Code Optimisation : Data engineers and scientists reach this step when they are happy with their approaches in the above steps, and start to rewrite the code from interactive Python scripts to ".py" files that can be then used in more generic environments. It is also at this time that code quality enforcement mechanisms and workflows should be added. For example, unit testing, linting, merge to main branch only via pull requests, etc…

Workflow Requirements

There are often a few requirements presented for the Machine Learning Workflow:

Able to support running code locally and remotely on a managed service.
Able to support writing code in both the interactive Python environment for ease of use, and a standard Python environment.
Able to help writing code like auto-completion, auto-formatting and linting, in both interactive Python environment and standard Python environment.
Able to support collaboration on source code and results.

These would normally present few challenges when setting up the development environment:

How to run code on remotely managed services and be able to have the familiar development experience.
How to integrate your typical software development workflow with the new machine learning workflow.
How to make sure the environment can be easily set up and used by people who are not traditionally software/DevOps engineers.

A proposed Machine Learning Inner Loop environment

Hope by now we have set a baseline of what the "Inner Loop" is like in Machine Learning projects, and in Microsoft CSE team we have implemented a "Machine Learning Inner Loop" environment that has the following features:

Ability to run code on local computer and Azure Databricks.
Ability to write code on JupyterLab and Visual Studio Code, with similar level of intellisense support.
Both the notebooks and Python files are stored locally and can be synchronised using the normal git workflow for collaboration.
Integration with MLFlow which remembers model training histories, parameters used during code execution, metrics logged for evaluation, and assets generated during the model training.

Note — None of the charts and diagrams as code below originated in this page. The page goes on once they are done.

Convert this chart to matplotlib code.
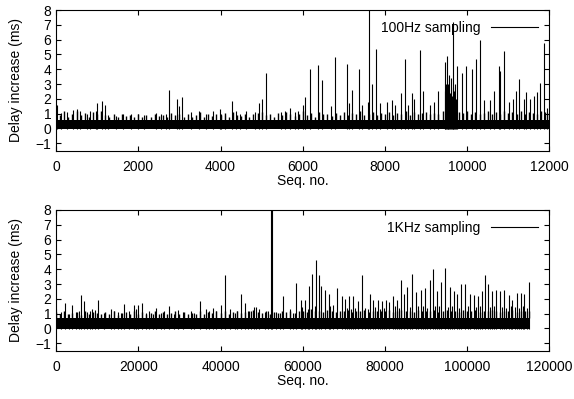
import numpy as np
import matplotlib
matplotlib.use('Agg')
import matplotlib.pyplot as plt

plt.rcParams['font.family'] = ['Liberation Sans', 'DejaVu Sans']
plt.rcParams['font.size'] = 10

# ---- 100Hz sampling (top) ----
top_solid = 0.55          # solid part of the noise band
# upper edge of the noise, every 100 seq
top_noise_x = np.arange(0, 12001, 100)
top_noise_hi = [1.1, 0.9, 1.2, 0.8, 1.0, 1.15, 0.9, 1.05, 0.8, 1.1,
                1.0, 1.15, 0.9, 0.8, 0.95, 0.75, 1.0, 0.85, 0.9, 0.8,
                0.95, 0.8, 0.9, 0.75, 1.0, 0.85, 0.9, 0.8, 1.05, 0.9,
                1.0, 0.8, 0.95, 0.75, 0.9, 1.1, 0.8, 0.95, 0.85, 1.0,
                0.9, 1.05, 0.8, 1.1, 0.9, 0.85, 1.0, 0.8, 0.95, 1.05,
                1.1, 0.9, 1.0, 0.8, 1.05, 0.9, 1.1, 0.95, 0.85, 1.0,
                1.15, 0.9, 1.05, 0.8, 1.1, 0.95, 1.0, 0.85, 1.05, 0.9,
                1.1, 0.9, 1.05, 0.95, 1.15, 0.9, 1.0, 1.1, 0.9, 1.05,
                0.95, 1.1, 0.9, 1.05, 1.0, 1.15, 0.9, 1.1, 0.95, 1.05,
                1.1, 0.95, 1.05, 1.0, 1.2, 2.2, 1.8, 1.4, 1.1, 1.05,
                1.15, 1.0, 1.1, 0.95, 1.05, 1.15, 1.0, 1.1, 0.95, 1.15,
                1.05, 1.1, 1.0, 1.15, 0.95, 1.1, 1.05, 1.0, 1.15, 1.1,
                1.05]
# spikes (seq no., delay)
top_spike_seq = [15, 114, 276, 415, 520, 585, 764, 829, 967, 1008, 1114, 1180,
                 1252, 1455, 1618, 1821, 1984, 2146, 2431, 2553, 2675, 2740,
                 2943, 3000, 3065, 3285, 3488, 3650, 3813, 3976, 4016, 4097,
                 4276, 4382, 4463, 4626, 4829, 4934, 5016, 5114, 5480, 5561,
                 5683, 5805, 5886, 6008, 6049, 6171, 6366, 6471, 6683, 6780,
                 7073, 7130, 7187, 7373, 7450, 7585, 7617, 7675, 7788, 7878,
                 8041, 8163, 8244, 8390, 8488, 8569, 8667, 8716, 8854, 8936,
                 9098, 9180, 9285, 9450, 9470, 9490, 9504, 9520, 9540, 9561,
                 9580, 9610, 9630, 9650, 9665, 9680, 9706, 9720, 9763, 9878,
                 9976, 10114, 10211, 10300, 10397, 10561, 10659, 10764, 10805,
                 10886, 11008, 11114, 11187, 11268, 11374, 11439, 11537, 11618,
                 11700, 11764, 11866, 11950]
top_spike_val = [1.6, 1.05, 1.1, 1.25, 1.3, 1.2, 1.0, 1.15, 1.2, 1.7, 1.85, 1.6,
                 0.9, 0.85, 1.0, 1.0, 0.95, 0.9, 1.05, 0.95, 1.0, 2.6,
                 2.0, 1.5, 2.1, 1.1, 1.2, 0.95, 1.2, 1.3, 1.0, 0.9,
                 1.85, 1.2, 1.0, 1.2, 1.1, 1.75, 1.96, 3.75, 1.1, 1.2,
                 1.35, 1.1, 1.2, 1.6, 2.1, 4.0, 4.27, 3.26, 1.5, 4.8,
                 4.38, 1.7, 2.6, 4.04, 1.6, 1.8, 9.0, 3.0, 5.4, 1.7,
                 1.8, 1.9, 1.6, 2.4, 4.66, 1.6, 2.4, 2.0, 5.27, 2.5,
                 1.6, 1.8, 2.5, 2.5, 4.5, 3.0, 4.9, 2.6, 3.0, 3.6,
                 2.4, 3.4, 2.2, 2.8, 7.2, 2.5, 3.0, 2.0, 4.2, 3.75,
                 4.25, 4.0, 4.66, 6.0, 1.9, 1.9, 2.5, 4.25, 3.86,
                 5.23, 1.8, 2.0, 2.5, 3.36, 2.0, 2.45, 2.0, 2.2,
                 2.45, 3.1, 5.8, 1.4]

# ---- 1KHz sampling (bottom) ----
bot_solid = 0.7
bot_noise_x = np.arange(0, 115001, 1000)
bot_noise_hi = [1.1, 1.0, 1.2, 0.95, 1.05, 1.1, 0.9, 1.15, 1.0, 1.1,
                1.05, 0.95, 1.1, 1.0, 1.15, 0.9, 1.05, 1.1, 0.95, 1.15,
                1.0, 1.1, 0.95, 1.05, 1.2, 1.0, 1.1, 0.95, 1.05, 1.15,
                1.0, 1.1, 0.95, 1.05, 1.0, 1.15, 0.95, 1.1, 1.05, 1.2,
                1.05, 1.15, 1.0, 1.1, 1.2, 1.05, 1.1, 1.15, 1.25, 1.1,
                1.05, 1.15, 1.0, 1.1, 1.05, 1.15, 1.1, 1.2, 1.05, 1.15,
                1.2, 1.1, 1.3, 1.15, 1.2, 1.1, 1.25, 1.15, 1.1, 1.2,
                1.15, 1.25, 1.1, 1.2, 1.15, 1.25, 1.1, 1.2, 1.15, 1.2,
                1.15, 1.25, 1.1, 1.2, 1.25, 1.15, 1.2, 1.1, 1.25, 1.15,
                1.2, 1.15, 1.25, 1.1, 1.2, 1.25, 1.15, 1.2, 1.1, 1.25,
                1.15, 1.2, 1.25, 1.1, 1.2, 1.15, 1.25, 1.2, 1.1, 1.2,
                1.15, 1.25, 1.1, 1.2, 1.15, 1.2]
bot_spike_seq = [0, 1140, 2120, 3170, 3980, 4800, 5610, 6170, 6830, 7640, 8290,
                 8860, 9430, 10170, 11700, 13330, 14150, 14960, 15770, 16590,
                 17800, 18860, 19430, 19920, 20900, 21870, 22680, 23500, 24310,
                 25530, 26340, 27560, 28780, 29760, 30810, 32850, 33660, 35040,
                 36500, 37320, 38130, 38940, 40170, 40970, 42200, 43420, 44070,
                 45050, 45850, 46670, 47490, 48130, 48700, 49350, 50730, 51540,
                 52250, 52400, 53580, 54390, 55200, 56830, 57640, 58460, 59510,
                 59840, 60490, 61300, 61540, 62360, 62930, 63340, 63970, 64380,
                 65370, 66340, 66580, 67470, 68370, 69430, 70240, 70650, 71300,
                 71700, 72280, 72680, 73330, 74320, 75120, 75940, 76340, 77150,
                 77560, 78220, 78790, 79190, 79760, 80250, 81060, 81870, 82360,
                 82850, 83330, 83830, 84640, 85450, 86100, 86590, 87490, 88130,
                 88700, 89190, 89760, 90330, 90850, 91700, 92200, 92600, 93010,
                 93590, 94630, 95210, 95700, 96260, 96670, 97480, 97970, 98460,
                 99510, 100090, 100570, 101540, 102040, 102520, 103010, 103500,
                 104230, 105040, 105450, 105940, 106590, 107080, 108050, 108540,
                 109020, 109520, 110080, 110650, 110970, 111630, 112110, 112680,
                 113080, 113580, 113900, 114550, 114960]
bot_spike_val = [1.3, 1.1, 1.7, 1.0, 1.6, 1.1, 1.2, 2.24, 1.83, 1.1, 1.2,
                 1.3, 1.25, 1.94, 1.05, 1.3, 1.2, 1.1, 1.05, 1.64,
                 1.15, 1.6, 1.3, 1.6, 1.7, 1.05, 1.15, 1.0, 1.4,
                 1.05, 1.2, 1.5, 1.0, 1.25, 1.1, 1.15, 1.05, 1.83,
                 1.3, 1.15, 1.35, 1.2, 1.6, 3.6, 1.3, 1.05, 1.15,
                 2.33, 1.7, 1.15, 1.2, 1.45, 1.45, 1.3, 1.1, 1.2,
                 9.0, 9.0, 1.1, 1.05, 2.2, 1.3, 1.05, 3.1, 1.94,
                 1.45, 1.94, 1.3, 2.85, 3.7, 1.55, 4.6, 3.6, 2.85,
                 2.6, 2.33, 1.5, 1.6, 2.74, 2.2, 1.97, 1.4, 2.2,
                 1.3, 2.2, 1.35, 1.83, 3.6, 1.4, 1.3, 2.33, 1.94,
                 1.45, 1.94, 1.3, 1.83, 1.35, 1.94, 1.8, 2.17, 1.5,
                 1.94, 1.4, 3.24, 2.33, 2.8, 1.45, 3.65, 2.47, 1.5,
                 2.6, 1.55, 2.74, 1.4, 3.24, 4.0, 1.5, 2.55, 1.55,
                 3.13, 4.1, 1.45, 2.78, 1.5, 2.55, 2.33, 1.35, 3.03,
                 2.97, 1.5, 2.33, 2.28, 1.45, 2.2, 1.5, 2.55,
                 3.6, 2.97, 1.45, 2.55, 1.5, 2.6, 2.5, 1.45,
                 2.58, 1.4, 2.28, 1.5, 1.9, 1.45, 2.4, 1.4,
                 2.4, 1.5, 2.33, 1.4, 3.13]

panels = [
    (top_solid, top_noise_x, top_noise_hi, top_spike_seq, top_spike_val,
     12000, 2000, '100Hz sampling'),
    (bot_solid, bot_noise_x, bot_noise_hi, bot_spike_seq, bot_spike_val,
     120000, 20000, '1KHz sampling'),
]

fig = plt.figure(figsize=(5.74, 3.99), dpi=100)
rects = [[0.0976, 0.6223, 0.8597, 0.3526], [0.0976, 0.1211, 0.8597, 0.3526]]

for rect, (solid, nx, nhi, sx, sv, xmax, xstep, label) in zip(rects, panels):
    ax = fig.add_axes(rect)
    ax.fill_between([nx[0], nx[-1]], -0.05, solid, color='black', lw=0)
    ax.vlines(nx, solid, nhi, color='black', lw=1.0)
    ax.vlines(sx, -0.05, sv, color='black', lw=0.8)
    ax.plot([], [], color='black', lw=0.8, label=label)
    ax.set_xlim(0, xmax)
    ax.set_ylim(-1.5, 8)
    ax.set_xticks(np.arange(0, xmax + 1, xstep))
    ax.set_yticks(np.arange(-1, 9, 1))
    ax.tick_params(direction='in', length=3.5, width=0.8, top=True, right=True,
                   labelsize=10)
    ax.tick_params(axis='x', pad=7)
    for s in ax.spines.values():
        s.set_linewidth(0.8)
    ax.set_xlabel('Seq. no.', fontsize=10, labelpad=0)
    ax.set_ylabel('Delay increase (ms)', fontsize=10, labelpad=9)
    ax.legend(loc='upper right', frameon=False, markerfirst=False,
              handlelength=3.4, fontsize=10, borderaxespad=0.4,
              handletextpad=0.8)

fig.savefig('out.png', dpi=100)
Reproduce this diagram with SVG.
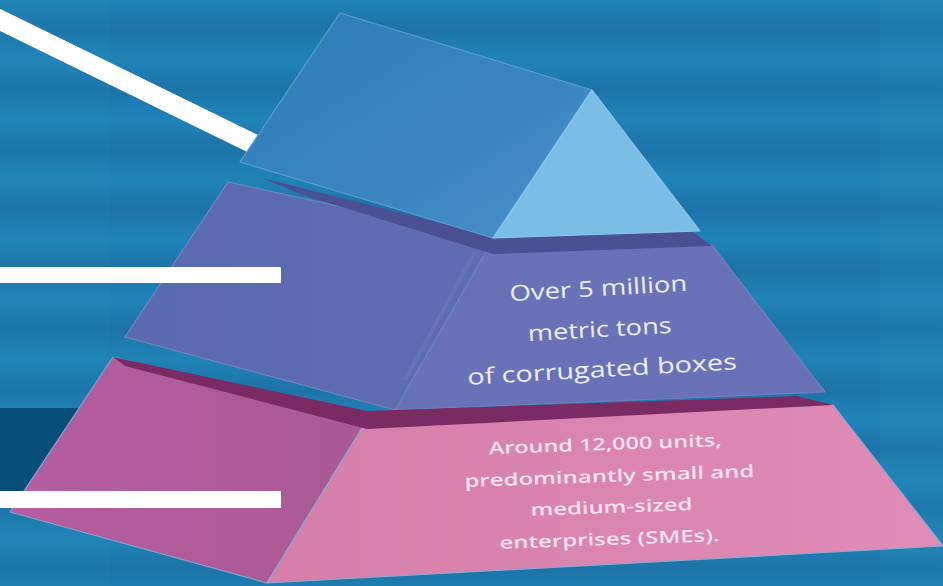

On a high level, the implementation uses a few key components:

Visual Studio Code "devcontainer", JupyterLab
Miniconda
Databricks Connect, Databricks-JupyterLab-Integration

The exact configuration code is yet to be open-sourced, however, here is a diagram that shows how it could be set up on a Windows computer with WSL2 installed:

Inner Loop Setup

With this set up, data scientists will be able to quickly switch between different engines to run their experiments, and they can do it in different development environments. Having access to both local and Databricks means they are able to decide if to run code locally with a smaller dataset to get fast response, or run it remotely on Databricks for more powerful compute or remote dataset accessible only from Databricks. Moreover, the enablement of similar code-writing experiments when moving from JupyterLab to Visual Studio Code allows a smoother transition between experiment code and production-ready code.

Final Thoughts

Depending on your technology stack and the maturity of the team, the above setup may differ from project to project. For example, you may be using Databricks in Amazon Web Services, running Apache Spark in Kubernetes, or maybe something totally different. Nevertheless, the machine learning workflow will be a key problem for you to tackle together as a team, and from the learning of creating the above Inner Loop environment, the key is to work closely with the data engineers and data scientists so that everyone is on the same page for how the environment is setup and consumed.

Finally, the machine learning workflow is now here, and it will stay alongside with software engineering workflow. If you are a DevOps engineer trying to get into MLOps, now is a great time to start looking into the Machine Learning Inner Loop to enable every data engineer and scientist to be more productive!